- [Work instructions] Locate all lines with the word "this". Copy them.

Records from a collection
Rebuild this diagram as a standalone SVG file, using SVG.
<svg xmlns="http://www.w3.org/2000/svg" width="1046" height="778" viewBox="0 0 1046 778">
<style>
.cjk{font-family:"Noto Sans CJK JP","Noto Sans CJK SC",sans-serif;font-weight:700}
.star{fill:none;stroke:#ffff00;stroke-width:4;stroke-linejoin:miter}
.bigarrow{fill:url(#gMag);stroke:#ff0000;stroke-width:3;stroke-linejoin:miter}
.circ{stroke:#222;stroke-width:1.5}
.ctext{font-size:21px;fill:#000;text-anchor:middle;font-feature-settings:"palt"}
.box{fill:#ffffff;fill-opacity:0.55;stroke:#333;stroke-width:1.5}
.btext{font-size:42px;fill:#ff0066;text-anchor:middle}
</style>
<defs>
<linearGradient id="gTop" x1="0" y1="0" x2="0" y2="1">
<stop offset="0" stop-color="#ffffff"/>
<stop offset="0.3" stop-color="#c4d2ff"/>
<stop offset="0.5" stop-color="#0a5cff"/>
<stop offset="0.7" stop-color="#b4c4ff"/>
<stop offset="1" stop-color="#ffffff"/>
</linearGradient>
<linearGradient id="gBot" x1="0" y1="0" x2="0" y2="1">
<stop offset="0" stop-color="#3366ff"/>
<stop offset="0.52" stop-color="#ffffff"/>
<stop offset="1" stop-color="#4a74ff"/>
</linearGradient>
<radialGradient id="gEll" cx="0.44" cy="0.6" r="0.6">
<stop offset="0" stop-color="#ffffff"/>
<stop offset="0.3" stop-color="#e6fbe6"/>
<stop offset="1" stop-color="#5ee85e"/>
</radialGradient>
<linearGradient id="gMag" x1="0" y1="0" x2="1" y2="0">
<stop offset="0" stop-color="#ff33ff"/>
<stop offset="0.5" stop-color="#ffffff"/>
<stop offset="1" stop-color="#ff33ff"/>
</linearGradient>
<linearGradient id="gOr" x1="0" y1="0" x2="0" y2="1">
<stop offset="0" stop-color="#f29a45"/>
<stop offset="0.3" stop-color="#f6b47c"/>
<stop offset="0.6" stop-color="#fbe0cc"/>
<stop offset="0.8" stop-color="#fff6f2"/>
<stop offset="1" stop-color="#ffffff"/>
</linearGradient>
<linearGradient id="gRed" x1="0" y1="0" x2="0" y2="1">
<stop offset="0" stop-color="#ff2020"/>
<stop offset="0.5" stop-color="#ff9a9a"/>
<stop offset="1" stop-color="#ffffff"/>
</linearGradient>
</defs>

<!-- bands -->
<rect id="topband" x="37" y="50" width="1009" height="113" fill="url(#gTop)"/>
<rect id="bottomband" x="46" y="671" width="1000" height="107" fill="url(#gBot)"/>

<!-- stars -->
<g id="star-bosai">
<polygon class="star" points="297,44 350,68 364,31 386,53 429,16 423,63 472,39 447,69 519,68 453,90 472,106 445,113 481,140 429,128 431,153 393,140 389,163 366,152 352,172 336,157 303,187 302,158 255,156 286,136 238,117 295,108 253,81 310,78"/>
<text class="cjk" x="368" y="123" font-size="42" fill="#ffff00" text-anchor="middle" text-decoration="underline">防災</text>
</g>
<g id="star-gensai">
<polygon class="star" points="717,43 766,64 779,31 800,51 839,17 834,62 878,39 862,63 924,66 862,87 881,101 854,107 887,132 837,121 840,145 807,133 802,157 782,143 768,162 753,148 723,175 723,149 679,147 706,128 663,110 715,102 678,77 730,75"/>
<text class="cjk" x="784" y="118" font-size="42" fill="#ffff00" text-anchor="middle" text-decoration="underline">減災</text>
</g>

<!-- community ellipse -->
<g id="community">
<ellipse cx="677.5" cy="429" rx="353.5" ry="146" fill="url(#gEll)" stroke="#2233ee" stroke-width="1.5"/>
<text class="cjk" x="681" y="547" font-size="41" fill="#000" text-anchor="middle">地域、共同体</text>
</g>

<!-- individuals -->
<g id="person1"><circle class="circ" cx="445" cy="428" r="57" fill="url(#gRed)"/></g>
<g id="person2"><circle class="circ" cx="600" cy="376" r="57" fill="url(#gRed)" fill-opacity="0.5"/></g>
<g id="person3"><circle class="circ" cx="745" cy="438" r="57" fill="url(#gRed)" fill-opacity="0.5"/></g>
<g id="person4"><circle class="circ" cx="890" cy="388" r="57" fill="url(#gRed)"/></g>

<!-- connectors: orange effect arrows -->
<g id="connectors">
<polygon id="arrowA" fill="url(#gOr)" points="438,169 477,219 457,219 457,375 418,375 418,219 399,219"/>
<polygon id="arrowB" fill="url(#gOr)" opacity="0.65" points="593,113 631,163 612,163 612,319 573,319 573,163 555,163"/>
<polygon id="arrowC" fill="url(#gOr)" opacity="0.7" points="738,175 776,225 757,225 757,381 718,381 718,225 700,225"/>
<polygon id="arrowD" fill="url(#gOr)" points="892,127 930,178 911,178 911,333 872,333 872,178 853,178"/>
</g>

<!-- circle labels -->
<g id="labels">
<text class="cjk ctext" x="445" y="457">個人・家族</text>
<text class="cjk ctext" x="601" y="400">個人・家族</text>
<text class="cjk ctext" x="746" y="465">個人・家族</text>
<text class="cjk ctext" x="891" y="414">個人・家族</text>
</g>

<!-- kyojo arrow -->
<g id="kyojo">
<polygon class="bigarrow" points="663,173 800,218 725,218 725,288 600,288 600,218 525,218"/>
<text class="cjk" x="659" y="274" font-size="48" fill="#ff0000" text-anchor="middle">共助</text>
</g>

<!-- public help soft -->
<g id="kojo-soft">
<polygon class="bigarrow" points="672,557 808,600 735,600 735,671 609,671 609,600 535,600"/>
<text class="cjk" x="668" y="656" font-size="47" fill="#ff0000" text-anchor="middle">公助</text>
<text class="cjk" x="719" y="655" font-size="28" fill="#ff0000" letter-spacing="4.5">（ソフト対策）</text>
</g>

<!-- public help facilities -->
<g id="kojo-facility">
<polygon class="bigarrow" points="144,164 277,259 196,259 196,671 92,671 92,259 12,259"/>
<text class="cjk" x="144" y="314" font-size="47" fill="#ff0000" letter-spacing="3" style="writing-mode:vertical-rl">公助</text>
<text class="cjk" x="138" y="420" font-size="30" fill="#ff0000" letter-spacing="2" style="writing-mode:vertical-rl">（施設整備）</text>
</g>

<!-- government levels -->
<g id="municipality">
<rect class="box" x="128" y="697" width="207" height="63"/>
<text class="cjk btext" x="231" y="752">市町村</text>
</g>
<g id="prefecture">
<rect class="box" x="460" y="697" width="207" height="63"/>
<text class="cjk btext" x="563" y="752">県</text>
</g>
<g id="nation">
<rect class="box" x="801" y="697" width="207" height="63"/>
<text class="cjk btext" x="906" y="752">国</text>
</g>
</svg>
==
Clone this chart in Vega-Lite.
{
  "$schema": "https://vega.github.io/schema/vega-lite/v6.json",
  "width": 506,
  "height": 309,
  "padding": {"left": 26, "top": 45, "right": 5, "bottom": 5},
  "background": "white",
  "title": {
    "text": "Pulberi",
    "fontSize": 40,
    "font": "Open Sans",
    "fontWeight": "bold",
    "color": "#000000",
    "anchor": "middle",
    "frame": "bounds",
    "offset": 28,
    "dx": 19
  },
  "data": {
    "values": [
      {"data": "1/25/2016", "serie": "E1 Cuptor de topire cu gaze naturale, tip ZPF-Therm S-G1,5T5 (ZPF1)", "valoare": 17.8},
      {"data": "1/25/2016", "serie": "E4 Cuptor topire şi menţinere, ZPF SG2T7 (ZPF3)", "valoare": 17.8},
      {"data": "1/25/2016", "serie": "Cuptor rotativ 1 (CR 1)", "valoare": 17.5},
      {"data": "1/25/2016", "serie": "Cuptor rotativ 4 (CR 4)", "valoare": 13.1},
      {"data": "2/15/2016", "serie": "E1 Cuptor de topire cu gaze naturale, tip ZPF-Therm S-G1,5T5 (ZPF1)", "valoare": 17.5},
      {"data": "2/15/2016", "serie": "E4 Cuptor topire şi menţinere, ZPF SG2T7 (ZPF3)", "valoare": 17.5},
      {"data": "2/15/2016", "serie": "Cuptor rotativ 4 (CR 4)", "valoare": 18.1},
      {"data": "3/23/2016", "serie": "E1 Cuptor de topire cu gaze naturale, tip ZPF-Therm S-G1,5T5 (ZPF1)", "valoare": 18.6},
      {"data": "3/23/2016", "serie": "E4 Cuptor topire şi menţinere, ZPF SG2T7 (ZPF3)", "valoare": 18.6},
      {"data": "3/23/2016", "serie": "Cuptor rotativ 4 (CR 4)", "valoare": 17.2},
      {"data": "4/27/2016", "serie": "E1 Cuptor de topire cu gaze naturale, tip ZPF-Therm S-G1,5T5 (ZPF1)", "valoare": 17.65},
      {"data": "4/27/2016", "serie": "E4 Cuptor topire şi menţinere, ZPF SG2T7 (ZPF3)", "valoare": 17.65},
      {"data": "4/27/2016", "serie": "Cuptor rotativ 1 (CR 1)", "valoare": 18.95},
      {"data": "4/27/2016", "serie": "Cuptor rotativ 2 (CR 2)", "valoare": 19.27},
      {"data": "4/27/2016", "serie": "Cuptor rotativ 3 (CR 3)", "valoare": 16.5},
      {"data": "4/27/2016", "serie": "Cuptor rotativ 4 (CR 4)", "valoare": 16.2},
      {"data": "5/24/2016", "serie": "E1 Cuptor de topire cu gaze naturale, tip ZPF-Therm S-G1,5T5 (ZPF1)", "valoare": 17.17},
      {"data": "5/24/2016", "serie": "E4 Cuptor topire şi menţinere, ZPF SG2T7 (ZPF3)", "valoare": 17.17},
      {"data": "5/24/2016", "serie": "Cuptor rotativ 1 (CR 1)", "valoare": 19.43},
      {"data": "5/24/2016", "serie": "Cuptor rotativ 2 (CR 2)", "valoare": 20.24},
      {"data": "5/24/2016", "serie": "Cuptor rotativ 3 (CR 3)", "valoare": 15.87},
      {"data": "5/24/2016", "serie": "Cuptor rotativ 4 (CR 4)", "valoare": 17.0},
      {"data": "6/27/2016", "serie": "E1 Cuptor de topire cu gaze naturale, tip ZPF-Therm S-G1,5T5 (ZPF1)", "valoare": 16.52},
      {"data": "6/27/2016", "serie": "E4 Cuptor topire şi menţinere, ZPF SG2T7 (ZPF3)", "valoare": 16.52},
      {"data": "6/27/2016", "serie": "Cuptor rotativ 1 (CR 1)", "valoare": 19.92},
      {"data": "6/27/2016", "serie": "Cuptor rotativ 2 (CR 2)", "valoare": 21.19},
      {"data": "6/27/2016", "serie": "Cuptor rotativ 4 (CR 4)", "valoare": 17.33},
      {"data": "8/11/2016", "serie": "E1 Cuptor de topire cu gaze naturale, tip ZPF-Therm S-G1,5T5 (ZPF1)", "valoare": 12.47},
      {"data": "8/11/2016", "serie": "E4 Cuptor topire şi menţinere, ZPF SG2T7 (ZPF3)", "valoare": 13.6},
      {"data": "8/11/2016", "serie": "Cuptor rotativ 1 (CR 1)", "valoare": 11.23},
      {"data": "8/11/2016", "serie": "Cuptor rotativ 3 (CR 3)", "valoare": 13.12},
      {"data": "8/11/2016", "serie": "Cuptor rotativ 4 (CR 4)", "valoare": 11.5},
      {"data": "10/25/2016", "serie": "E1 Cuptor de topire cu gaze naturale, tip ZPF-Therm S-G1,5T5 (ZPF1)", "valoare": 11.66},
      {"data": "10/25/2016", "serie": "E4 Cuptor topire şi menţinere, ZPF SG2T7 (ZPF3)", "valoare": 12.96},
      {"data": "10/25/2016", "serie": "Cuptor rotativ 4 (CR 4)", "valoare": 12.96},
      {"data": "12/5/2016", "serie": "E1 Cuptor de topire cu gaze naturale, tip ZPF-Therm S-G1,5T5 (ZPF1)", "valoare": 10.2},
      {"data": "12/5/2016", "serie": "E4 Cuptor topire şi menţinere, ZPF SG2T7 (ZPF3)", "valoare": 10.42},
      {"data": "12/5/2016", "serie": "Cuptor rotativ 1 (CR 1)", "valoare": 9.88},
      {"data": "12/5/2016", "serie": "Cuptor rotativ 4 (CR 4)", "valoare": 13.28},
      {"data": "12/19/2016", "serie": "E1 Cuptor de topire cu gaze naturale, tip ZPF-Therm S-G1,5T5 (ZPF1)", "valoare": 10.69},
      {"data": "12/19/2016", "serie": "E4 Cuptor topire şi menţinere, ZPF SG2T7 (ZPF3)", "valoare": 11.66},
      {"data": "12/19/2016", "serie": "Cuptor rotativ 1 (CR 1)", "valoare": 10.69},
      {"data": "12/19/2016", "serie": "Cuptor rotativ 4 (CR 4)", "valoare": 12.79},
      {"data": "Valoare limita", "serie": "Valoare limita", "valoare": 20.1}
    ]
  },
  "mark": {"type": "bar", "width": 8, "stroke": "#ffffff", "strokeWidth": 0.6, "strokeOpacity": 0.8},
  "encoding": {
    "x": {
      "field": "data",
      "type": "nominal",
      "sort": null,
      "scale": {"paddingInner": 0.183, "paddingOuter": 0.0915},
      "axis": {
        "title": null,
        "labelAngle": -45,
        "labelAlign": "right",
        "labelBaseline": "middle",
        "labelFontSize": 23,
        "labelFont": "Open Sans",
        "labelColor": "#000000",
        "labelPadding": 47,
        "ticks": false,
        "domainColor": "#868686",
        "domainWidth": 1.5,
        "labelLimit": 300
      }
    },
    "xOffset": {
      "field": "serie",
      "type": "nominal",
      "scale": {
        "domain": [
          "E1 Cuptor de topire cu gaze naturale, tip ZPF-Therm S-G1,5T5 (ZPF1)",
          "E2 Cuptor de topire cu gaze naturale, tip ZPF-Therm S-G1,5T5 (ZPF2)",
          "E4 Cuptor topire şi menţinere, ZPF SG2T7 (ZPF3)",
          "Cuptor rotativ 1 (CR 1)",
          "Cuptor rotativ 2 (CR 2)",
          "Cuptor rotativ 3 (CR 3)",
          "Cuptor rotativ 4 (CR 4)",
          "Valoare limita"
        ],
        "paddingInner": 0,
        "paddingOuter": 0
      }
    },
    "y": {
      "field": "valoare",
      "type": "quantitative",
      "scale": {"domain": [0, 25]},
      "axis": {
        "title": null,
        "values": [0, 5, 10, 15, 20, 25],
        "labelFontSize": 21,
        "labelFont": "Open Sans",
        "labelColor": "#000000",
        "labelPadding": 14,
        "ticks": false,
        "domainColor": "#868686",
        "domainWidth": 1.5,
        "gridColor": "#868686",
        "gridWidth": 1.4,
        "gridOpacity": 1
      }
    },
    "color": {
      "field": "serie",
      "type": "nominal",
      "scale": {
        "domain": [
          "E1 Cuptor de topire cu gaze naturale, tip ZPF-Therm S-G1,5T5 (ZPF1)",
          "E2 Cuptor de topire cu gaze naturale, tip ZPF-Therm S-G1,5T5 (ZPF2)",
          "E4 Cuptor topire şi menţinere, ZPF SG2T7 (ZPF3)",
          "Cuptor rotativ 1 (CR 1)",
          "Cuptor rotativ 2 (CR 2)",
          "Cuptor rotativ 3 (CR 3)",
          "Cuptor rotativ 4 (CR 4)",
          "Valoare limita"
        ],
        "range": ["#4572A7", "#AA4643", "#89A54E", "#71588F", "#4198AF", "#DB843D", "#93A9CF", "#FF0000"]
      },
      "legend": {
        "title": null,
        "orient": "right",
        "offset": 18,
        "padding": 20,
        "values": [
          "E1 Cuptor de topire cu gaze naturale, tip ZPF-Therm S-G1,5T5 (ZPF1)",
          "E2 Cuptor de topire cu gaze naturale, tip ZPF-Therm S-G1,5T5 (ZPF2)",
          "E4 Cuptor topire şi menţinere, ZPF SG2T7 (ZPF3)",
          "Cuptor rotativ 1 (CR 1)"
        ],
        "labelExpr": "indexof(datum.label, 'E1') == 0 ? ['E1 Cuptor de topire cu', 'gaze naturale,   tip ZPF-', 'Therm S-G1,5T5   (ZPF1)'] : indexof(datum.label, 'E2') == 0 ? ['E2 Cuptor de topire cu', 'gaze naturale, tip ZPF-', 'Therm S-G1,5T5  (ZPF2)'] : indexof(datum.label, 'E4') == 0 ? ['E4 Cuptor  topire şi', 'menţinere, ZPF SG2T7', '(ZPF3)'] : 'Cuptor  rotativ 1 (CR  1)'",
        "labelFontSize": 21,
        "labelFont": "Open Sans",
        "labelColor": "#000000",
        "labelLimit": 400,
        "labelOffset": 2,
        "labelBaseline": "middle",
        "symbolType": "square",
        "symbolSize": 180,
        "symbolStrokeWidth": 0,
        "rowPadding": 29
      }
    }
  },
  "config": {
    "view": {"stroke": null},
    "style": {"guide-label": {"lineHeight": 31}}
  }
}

- [Exercise answer]
Rebuild this diagram as a standalone SVG file, using SVG.
Clone this chart in Vega-Lite.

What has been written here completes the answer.